* **Dataset content**
▬▬▬▬▬▬▬▬▬▬

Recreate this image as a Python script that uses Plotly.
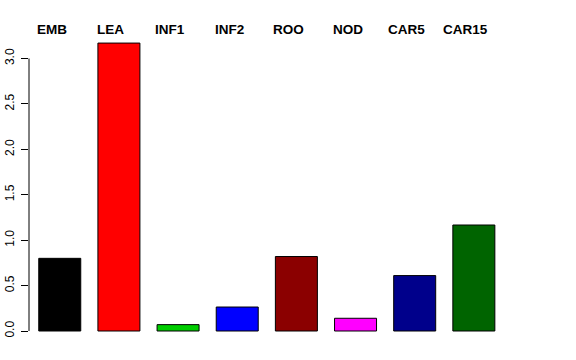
import plotly.graph_objects as go

categories = ["EMB", "LEA", "INF1", "INF2", "ROO", "NOD", "CAR5", "CAR15"]
values = [0.80, 3.17, 0.07, 0.264, 0.82, 0.14, 0.61, 1.167]
colors = ["#000000", "#FF0000", "#00CD00", "#0000FF", "#8B0000", "#FF00FF", "#00008B", "#006400"]
y_ticks = [0.0, 0.5, 1.0, 1.5, 2.0, 2.5, 3.0]

positions = list(range(len(categories)))

fig = go.Figure()
fig.add_trace(go.Bar(
    x=positions, y=values, width=0.71,
    marker=dict(color=colors, line=dict(color="black", width=1)),
    showlegend=False, hoverinfo="skip",
))

for i, c in enumerate(categories):
    fig.add_annotation(x=i - 0.135, y=1.0, xref="x", yref="paper",
                       yanchor="bottom", yshift=-9, text=f"<b>{c}</b>", showarrow=False,
                       font=dict(family="Liberation Sans, Arial", size=13.5, color="black"))

fig.add_shape(type="line", xref="paper", yref="y", x0=0, x1=0, y0=0, y1=3.0,
              line=dict(color="black", width=1))

fig.update_layout(
    width=576, height=360,
    margin=dict(l=29, r=43, t=30, b=18, autoexpand=False),
    paper_bgcolor="white", plot_bgcolor="white",
    font=dict(family="Liberation Sans, Arial", size=12, color="black"),
    xaxis=dict(range=[-0.52, 8.0], showgrid=False, zeroline=False, showline=False,
               showticklabels=False, ticks="", automargin=False),
    yaxis=dict(range=[-0.1211, 3.3139], showgrid=False, zeroline=False, showline=False,
               tickvals=y_ticks, ticktext=[f"{v:.1f}" for v in y_ticks],
               ticks="outside", ticklen=7, tickwidth=1, tickcolor="black",
               tickangle=-90, tickfont=dict(size=12), automargin=False,
               ticklabelstandoff=2),
)

fig.write_html("out.html")
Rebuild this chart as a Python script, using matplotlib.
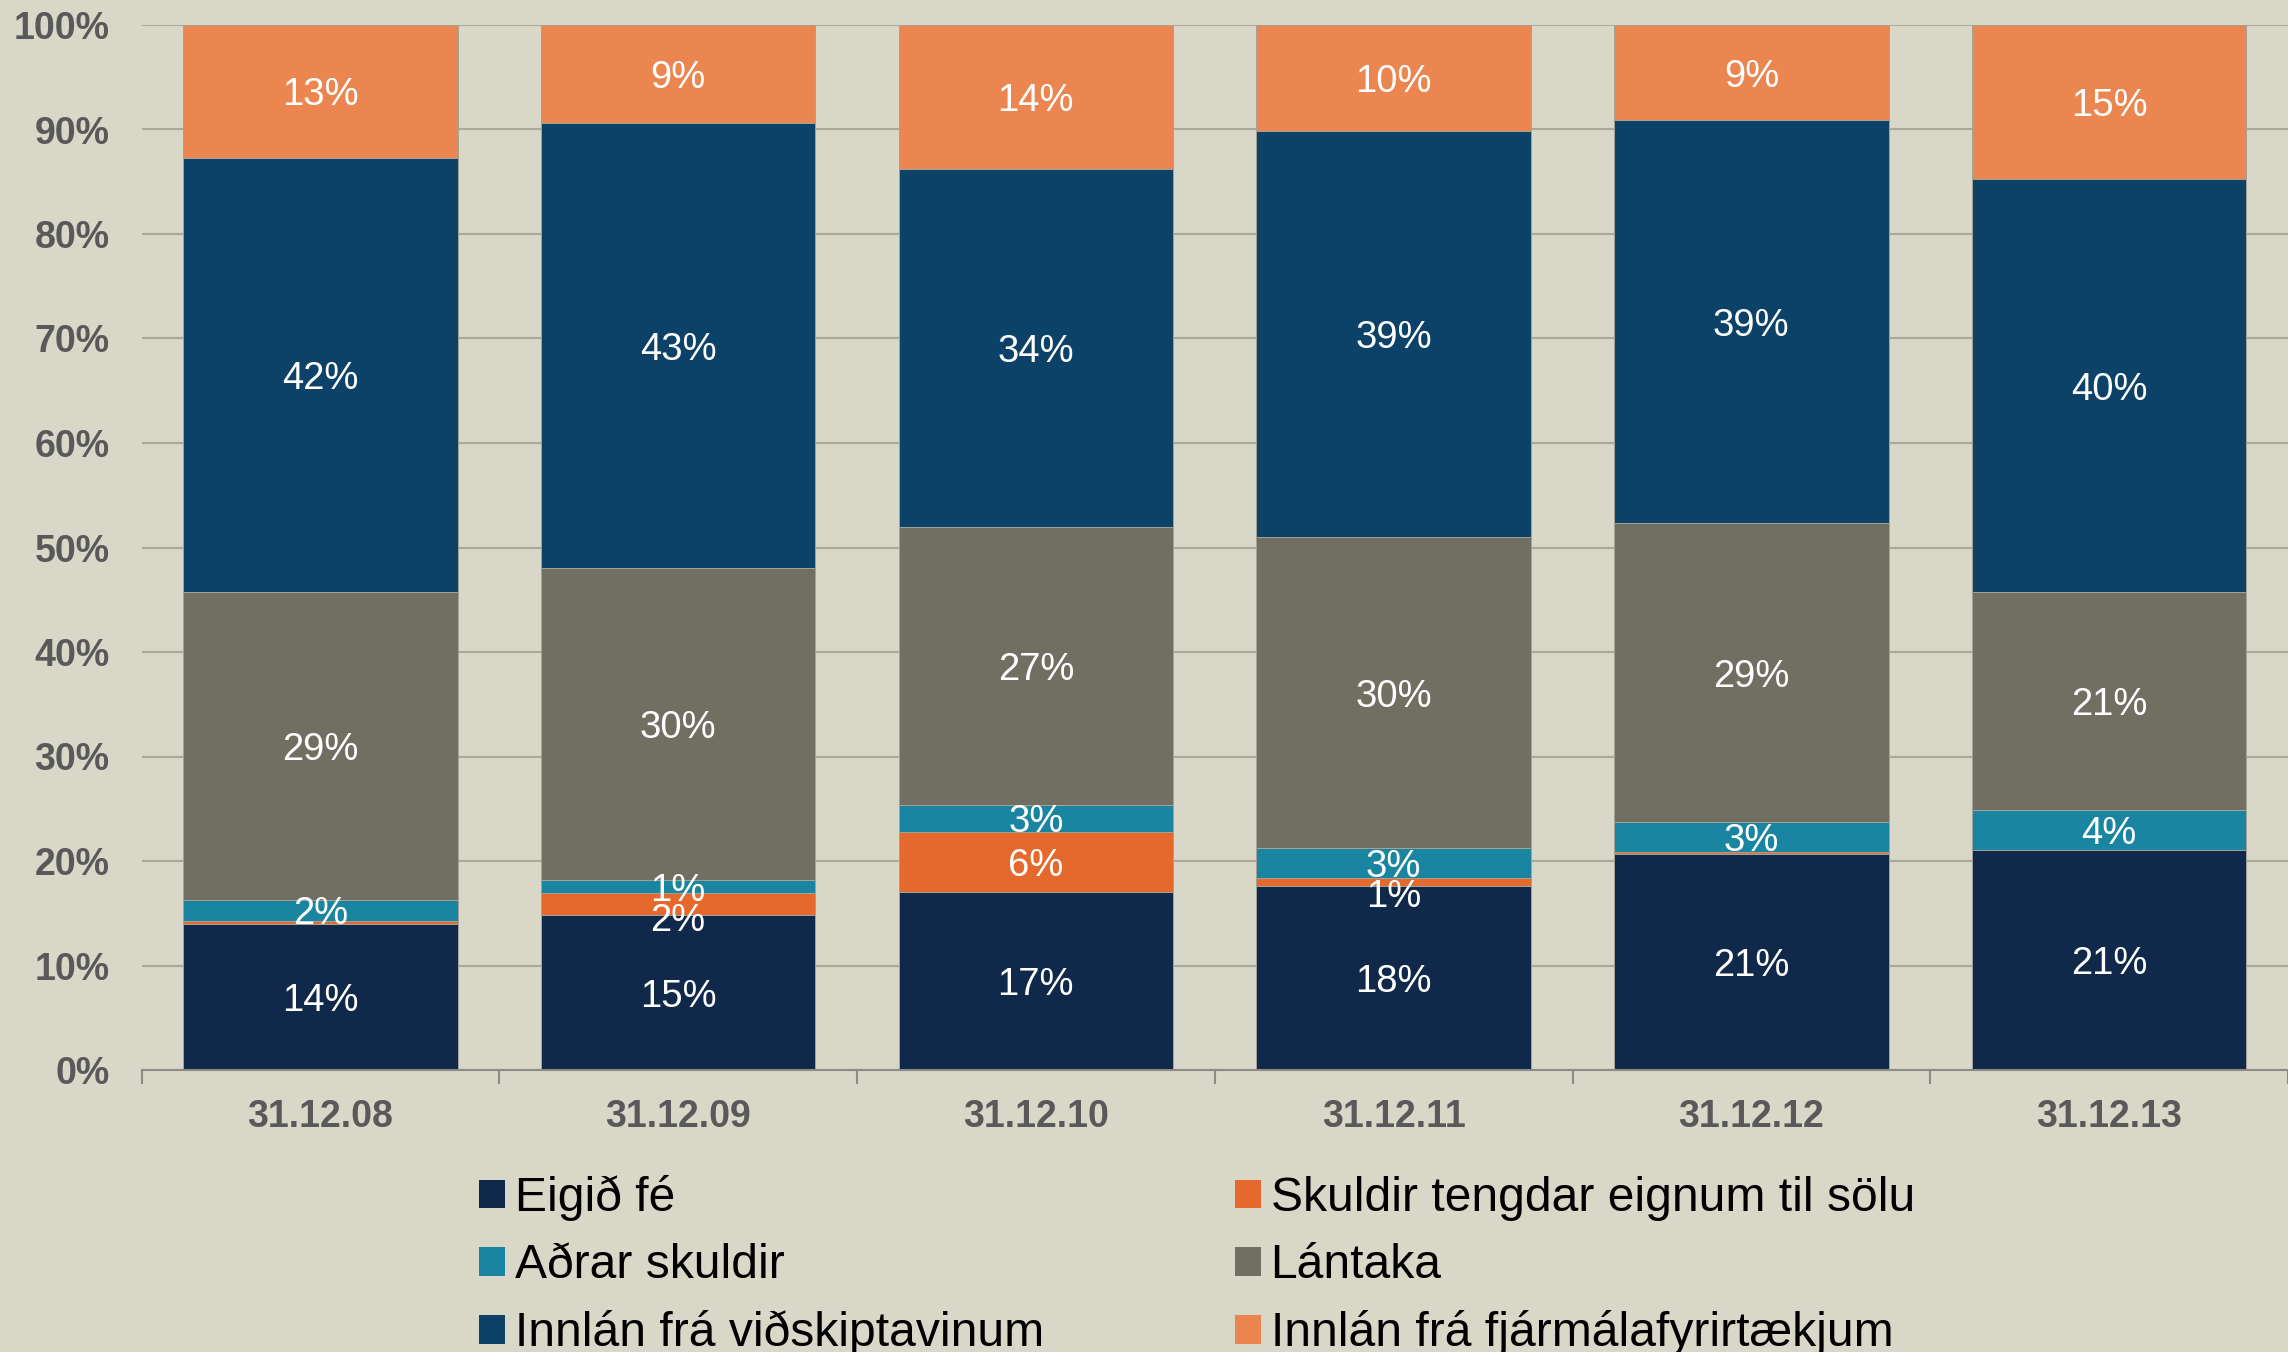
import matplotlib
matplotlib.use("Agg")
import matplotlib.pyplot as plt
from matplotlib.patches import Patch
import numpy as np

plt.rcParams['font.family'] = ['Liberation Sans', 'DejaVu Sans']

dates = ["31.12.08", "31.12.09", "31.12.10", "31.12.11", "31.12.12", "31.12.13"]

# share of total, in %
eigid_fe = [14.0, 14.8, 17.0, 17.6, 20.7, 21.1]
skuldir_til_solu = [0.3, 2.1, 5.8, 0.8, 0.2, 0.0]
adrar_skuldir = [2.0, 1.3, 2.6, 2.8, 2.8, 3.8]
lantaka = [29.4, 29.8, 26.6, 29.8, 28.6, 20.8]
innlan_vidskipta = [41.6, 42.6, 34.2, 38.9, 38.6, 39.6]
innlan_fjarmala = [12.7, 9.4, 13.8, 10.1, 9.1, 14.7]

series = [
    ("Eigið fé", eigid_fe, "#10294a"),
    ("Skuldir tengdar eignum til sölu", skuldir_til_solu, "#e5692d"),
    ("Aðrar skuldir", adrar_skuldir, "#1a85a0"),
    ("Lántaka", lantaka, "#716f62"),
    ("Innlán frá viðskiptavinum", innlan_vidskipta, "#0c4168"),
    ("Innlán frá fjármálafyrirtækjum", innlan_fjarmala, "#eb8650"),
]

bg = "#d9d7c8"
fig = plt.figure(figsize=(22.88, 13.52), dpi=100, facecolor=bg)
ax = fig.add_axes([141.5 / 2288, 1 - 1070 / 1352, 1 - 141.5 / 2288, (1070 - 25) / 1352])
ax.set_facecolor(bg)

x = np.arange(len(dates))
bottom = np.zeros(len(dates))
labels = [[] for _ in dates]
for name, vals, col in series:
    vals = np.array(vals)
    ax.bar(x, vals, 0.767, bottom=bottom, color=col, edgecolor="#a3a396",
           linewidth=0.7, zorder=3)
    for i, v in enumerate(vals):
        if v >= 0.5:
            labels[i].append([bottom[i] + v / 2, f"{round(v)}%"])
    bottom += vals

# keep tiny neighbouring labels apart, like the original
min_gap = 2.9
for i, labs in enumerate(labels):
    for k in range(len(labs) - 2, -1, -1):
        if labs[k + 1][0] - labs[k][0] < min_gap:
            labs[k][0] = labs[k + 1][0] - min_gap
    for y, t in labs:
        ax.text(x[i], y, t, ha="center", va="center_baseline", color="white",
                fontsize=27.5, zorder=5)

ax.set_xlim(-0.5, len(dates) - 0.5)
ax.set_ylim(0, 100)
ax.set_yticks(np.arange(0, 101, 10))
ax.set_yticklabels([f"{v}%" for v in range(0, 101, 10)])
ax.set_xticks(x)
ax.set_xticklabels(dates)
ax.set_xticks(np.arange(-0.5, len(dates), 1), minor=True)
ax.tick_params(axis="y", length=0, pad=23, labelsize=27, labelcolor="#595959")
ax.tick_params(axis="x", which="major", length=0, pad=21, labelsize=27,
               labelcolor="#595959")
ax.tick_params(axis="x", which="minor", length=10, width=1.5, color="#8c8c84")
for lab in ax.get_xticklabels() + ax.get_yticklabels():
    lab.set_fontweight("bold")

ax.grid(axis="y", color="#a9a899", linewidth=1.5, zorder=0)
ax.set_axisbelow(True)
for s in ["left", "right", "top"]:
    ax.spines[s].set_visible(False)
ax.spines["bottom"].set_color("#8c8c84")
ax.spines["bottom"].set_linewidth(1.5)
ax.spines["bottom"].set_zorder(4)

order = [0, 2, 4, 1, 3, 5]
handles = [Patch(facecolor=series[k][2], label=series[k][0]) for k in order]
fig.legend(handles=handles, ncol=2, frameon=False, loc="upper left",
           bbox_to_anchor=(479 / 2288, 1 - 1175 / 1352), fontsize=34.6,
           handlelength=0.55, handleheight=0.55, handletextpad=0.19,
           columnspacing=3.98, labelspacing=0.46, borderpad=0, borderaxespad=0)

fig.savefig("out.png", dpi=100, facecolor=bg)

▬▬▬▬▬▬▬▬▬▬

* **Exercise task**
Without the pictures, write out exactly the lines from the one that has "Rebuild this chart" down to the one that has "plt.rcParams['font.family'] = ['Liberation", both included.

* **Solution to the exercise**
Rebuild this chart as a Python script, using matplotlib.
import matplotlib
matplotlib.use("Agg")
import matplotlib.pyplot as plt
from matplotlib.patches import Patch
import numpy as np

plt.rcParams['font.family'] = ['Liberation Sans', 'DejaVu Sans']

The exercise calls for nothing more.